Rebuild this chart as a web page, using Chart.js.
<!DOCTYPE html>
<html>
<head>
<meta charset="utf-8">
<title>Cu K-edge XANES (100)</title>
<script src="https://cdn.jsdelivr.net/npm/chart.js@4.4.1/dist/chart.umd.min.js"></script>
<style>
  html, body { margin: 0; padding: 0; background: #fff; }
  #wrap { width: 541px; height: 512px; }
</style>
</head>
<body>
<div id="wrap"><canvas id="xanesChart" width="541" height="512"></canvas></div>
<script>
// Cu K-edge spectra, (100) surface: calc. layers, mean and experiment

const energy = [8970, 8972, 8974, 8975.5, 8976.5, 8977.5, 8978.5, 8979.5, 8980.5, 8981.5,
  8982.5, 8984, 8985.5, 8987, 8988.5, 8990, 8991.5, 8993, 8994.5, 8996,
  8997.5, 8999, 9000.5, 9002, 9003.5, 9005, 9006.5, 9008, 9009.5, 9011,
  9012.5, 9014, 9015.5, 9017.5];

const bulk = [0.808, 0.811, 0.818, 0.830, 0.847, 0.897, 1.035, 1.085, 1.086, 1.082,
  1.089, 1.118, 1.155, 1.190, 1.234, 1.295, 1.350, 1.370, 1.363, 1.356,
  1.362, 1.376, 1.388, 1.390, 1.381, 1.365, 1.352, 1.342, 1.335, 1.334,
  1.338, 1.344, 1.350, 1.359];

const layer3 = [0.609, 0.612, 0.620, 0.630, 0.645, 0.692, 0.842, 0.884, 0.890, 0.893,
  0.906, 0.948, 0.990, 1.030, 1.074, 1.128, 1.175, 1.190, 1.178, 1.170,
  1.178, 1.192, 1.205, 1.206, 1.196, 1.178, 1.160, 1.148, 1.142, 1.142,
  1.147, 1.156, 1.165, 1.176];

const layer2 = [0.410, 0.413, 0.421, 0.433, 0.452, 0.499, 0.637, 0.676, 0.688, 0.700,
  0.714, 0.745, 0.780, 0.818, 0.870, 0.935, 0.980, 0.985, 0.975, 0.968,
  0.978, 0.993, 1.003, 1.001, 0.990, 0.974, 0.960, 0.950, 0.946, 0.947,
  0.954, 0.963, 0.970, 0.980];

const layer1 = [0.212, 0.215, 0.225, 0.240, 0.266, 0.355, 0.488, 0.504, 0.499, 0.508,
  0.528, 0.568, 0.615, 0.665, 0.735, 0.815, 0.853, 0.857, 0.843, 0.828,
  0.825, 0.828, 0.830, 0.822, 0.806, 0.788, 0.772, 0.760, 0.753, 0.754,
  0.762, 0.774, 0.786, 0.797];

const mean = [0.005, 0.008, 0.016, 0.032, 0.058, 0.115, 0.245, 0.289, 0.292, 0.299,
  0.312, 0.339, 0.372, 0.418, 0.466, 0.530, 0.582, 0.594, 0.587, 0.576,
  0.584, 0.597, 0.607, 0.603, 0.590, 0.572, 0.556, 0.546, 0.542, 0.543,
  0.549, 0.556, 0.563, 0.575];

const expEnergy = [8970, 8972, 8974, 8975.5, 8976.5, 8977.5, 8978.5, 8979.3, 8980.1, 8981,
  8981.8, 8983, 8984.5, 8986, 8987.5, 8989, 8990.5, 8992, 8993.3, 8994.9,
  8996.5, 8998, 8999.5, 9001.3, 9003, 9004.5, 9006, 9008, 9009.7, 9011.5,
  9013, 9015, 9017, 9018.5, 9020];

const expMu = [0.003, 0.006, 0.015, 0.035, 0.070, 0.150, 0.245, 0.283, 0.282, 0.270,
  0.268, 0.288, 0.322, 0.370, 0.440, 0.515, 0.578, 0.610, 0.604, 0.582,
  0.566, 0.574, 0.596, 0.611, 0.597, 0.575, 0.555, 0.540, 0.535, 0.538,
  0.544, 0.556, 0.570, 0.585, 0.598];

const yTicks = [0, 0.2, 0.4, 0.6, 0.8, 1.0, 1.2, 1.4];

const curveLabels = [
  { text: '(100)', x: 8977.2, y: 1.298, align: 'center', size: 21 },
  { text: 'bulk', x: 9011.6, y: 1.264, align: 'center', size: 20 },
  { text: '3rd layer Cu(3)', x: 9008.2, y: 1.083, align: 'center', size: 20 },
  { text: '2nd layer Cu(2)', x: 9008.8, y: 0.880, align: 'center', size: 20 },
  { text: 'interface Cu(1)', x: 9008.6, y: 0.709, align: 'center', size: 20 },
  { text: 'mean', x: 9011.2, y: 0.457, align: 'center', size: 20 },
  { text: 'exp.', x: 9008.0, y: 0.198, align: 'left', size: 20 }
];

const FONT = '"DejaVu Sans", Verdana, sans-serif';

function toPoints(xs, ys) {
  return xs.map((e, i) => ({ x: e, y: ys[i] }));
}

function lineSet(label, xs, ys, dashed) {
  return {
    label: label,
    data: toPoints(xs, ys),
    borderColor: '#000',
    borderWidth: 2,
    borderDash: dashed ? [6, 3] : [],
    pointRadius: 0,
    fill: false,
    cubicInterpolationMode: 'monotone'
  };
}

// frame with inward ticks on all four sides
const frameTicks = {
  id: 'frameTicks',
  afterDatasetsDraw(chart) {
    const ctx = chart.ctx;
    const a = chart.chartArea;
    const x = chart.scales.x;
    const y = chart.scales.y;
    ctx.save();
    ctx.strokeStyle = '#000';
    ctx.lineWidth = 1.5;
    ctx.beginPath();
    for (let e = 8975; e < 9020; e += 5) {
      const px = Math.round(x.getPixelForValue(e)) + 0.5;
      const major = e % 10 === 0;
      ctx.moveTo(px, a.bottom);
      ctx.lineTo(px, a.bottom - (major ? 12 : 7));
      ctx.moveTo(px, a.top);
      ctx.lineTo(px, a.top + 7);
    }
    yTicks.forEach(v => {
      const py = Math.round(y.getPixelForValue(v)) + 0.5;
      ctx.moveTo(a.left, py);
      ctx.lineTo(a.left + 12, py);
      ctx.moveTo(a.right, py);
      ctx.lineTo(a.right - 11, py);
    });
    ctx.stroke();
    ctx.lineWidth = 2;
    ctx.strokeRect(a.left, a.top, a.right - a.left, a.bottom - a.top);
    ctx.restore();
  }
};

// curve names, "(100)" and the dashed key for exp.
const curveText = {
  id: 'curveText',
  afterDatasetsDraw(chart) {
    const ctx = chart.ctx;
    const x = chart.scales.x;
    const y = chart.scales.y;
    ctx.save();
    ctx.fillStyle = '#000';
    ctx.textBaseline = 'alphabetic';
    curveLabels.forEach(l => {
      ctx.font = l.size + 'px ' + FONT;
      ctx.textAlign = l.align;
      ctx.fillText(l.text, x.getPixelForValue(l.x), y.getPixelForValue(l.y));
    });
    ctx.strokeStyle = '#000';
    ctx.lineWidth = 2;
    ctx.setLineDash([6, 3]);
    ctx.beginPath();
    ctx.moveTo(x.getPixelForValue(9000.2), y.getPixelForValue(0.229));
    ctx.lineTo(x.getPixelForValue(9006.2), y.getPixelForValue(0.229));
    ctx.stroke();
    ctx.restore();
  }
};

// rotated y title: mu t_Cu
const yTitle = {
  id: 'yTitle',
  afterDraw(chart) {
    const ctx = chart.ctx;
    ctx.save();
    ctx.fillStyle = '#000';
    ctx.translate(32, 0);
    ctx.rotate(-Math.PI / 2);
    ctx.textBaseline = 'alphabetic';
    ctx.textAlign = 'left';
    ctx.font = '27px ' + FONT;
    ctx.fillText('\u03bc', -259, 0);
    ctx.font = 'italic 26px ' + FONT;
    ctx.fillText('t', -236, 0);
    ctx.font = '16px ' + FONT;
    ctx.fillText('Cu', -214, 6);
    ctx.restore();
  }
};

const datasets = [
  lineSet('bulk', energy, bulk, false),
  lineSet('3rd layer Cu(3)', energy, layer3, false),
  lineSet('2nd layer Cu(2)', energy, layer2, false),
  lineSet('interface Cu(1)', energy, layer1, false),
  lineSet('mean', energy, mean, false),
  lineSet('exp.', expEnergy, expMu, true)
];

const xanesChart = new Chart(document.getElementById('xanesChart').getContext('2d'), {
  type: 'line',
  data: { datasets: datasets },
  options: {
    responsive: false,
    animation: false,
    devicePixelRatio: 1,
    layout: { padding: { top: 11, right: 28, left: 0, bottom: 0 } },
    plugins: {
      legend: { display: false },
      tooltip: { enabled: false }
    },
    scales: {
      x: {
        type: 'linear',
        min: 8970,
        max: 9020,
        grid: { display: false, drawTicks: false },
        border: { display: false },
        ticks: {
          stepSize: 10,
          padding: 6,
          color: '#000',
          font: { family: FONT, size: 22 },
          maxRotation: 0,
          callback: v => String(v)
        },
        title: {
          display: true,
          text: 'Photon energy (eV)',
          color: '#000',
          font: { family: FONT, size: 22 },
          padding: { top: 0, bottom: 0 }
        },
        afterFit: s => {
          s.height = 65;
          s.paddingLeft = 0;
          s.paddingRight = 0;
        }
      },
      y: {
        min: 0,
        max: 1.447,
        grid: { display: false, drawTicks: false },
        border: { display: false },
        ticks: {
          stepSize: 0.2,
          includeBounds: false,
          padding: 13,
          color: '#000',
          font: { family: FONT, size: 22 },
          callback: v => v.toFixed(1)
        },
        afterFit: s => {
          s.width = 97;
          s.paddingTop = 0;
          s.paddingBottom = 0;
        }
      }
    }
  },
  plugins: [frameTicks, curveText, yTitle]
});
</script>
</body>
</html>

==

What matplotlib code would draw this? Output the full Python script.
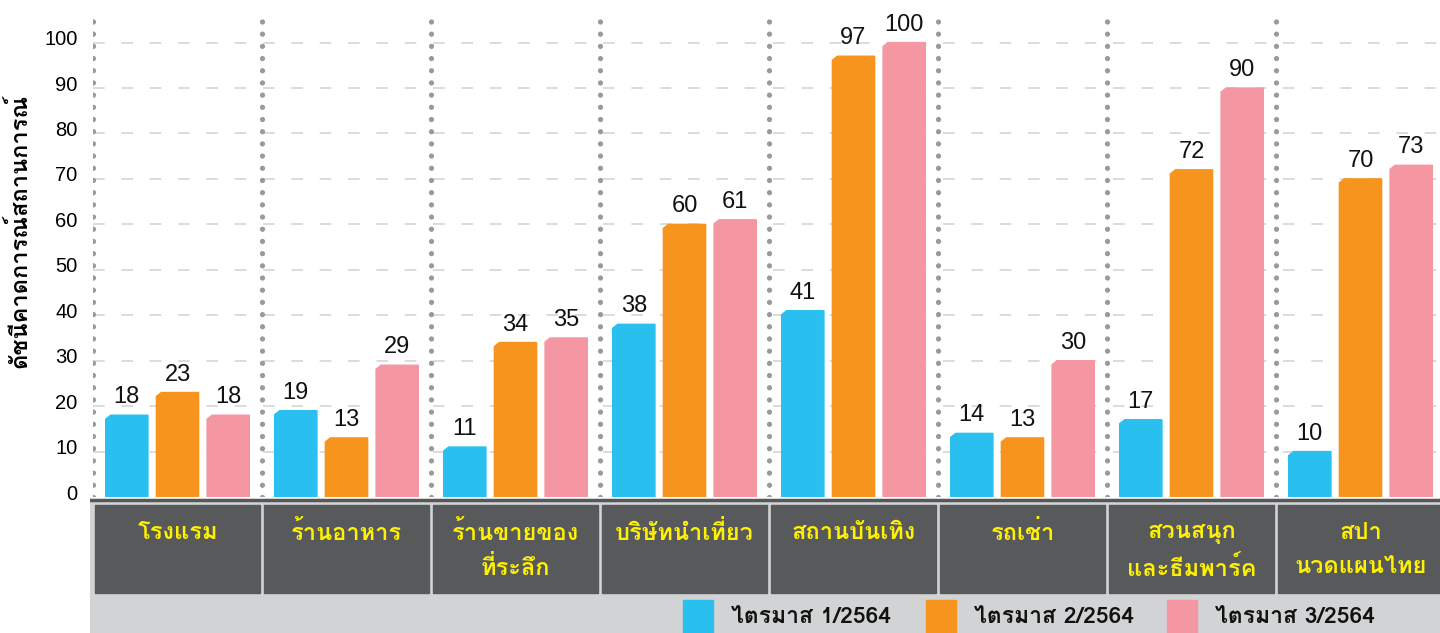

---

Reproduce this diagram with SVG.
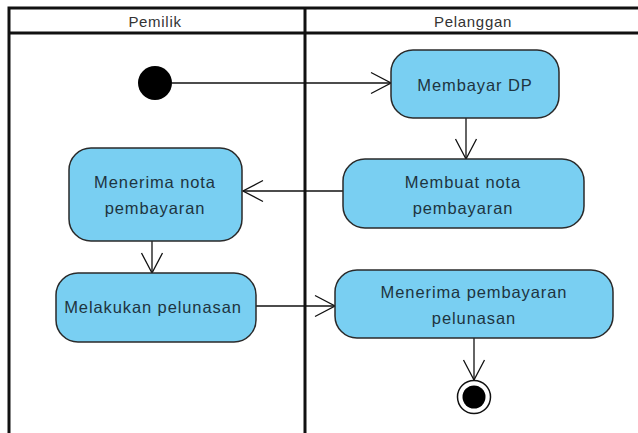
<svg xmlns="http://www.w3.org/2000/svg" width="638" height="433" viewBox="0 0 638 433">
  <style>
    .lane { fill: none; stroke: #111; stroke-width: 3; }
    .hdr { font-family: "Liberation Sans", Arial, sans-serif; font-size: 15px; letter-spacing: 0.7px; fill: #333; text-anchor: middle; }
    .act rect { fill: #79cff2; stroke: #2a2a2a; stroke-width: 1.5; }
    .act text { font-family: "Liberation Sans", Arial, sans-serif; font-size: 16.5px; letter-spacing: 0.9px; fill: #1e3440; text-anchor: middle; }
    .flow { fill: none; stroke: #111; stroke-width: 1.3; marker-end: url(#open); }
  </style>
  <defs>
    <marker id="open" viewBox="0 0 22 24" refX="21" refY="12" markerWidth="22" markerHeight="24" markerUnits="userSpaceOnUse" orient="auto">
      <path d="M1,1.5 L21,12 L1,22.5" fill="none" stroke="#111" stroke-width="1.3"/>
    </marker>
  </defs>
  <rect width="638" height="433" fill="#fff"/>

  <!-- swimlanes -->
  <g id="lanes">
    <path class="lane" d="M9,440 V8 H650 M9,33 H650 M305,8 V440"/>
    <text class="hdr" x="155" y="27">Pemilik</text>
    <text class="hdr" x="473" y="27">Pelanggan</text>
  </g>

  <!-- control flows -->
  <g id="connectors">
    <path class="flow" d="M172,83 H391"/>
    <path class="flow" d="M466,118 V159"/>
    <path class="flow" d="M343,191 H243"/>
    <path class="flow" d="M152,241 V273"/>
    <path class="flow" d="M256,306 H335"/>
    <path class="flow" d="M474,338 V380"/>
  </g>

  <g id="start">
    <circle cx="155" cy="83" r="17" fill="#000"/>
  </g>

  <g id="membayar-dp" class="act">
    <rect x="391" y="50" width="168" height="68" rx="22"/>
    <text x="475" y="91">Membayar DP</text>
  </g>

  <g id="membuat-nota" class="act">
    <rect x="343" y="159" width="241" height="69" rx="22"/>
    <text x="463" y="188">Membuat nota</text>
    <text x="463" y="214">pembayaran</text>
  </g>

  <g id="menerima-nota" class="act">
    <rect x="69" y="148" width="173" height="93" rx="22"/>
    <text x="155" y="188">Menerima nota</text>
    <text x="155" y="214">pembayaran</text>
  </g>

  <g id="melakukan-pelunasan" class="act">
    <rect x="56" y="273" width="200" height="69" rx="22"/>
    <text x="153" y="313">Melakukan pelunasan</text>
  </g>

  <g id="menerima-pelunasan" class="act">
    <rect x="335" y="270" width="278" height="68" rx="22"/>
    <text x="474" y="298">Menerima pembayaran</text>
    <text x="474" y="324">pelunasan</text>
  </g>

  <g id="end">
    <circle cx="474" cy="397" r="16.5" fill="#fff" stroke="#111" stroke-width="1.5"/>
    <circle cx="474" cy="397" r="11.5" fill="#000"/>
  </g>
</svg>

• Aim of the task: Reply with the number of lines in the preceding entries that contain "script", and no other words.

• Expected answer: 4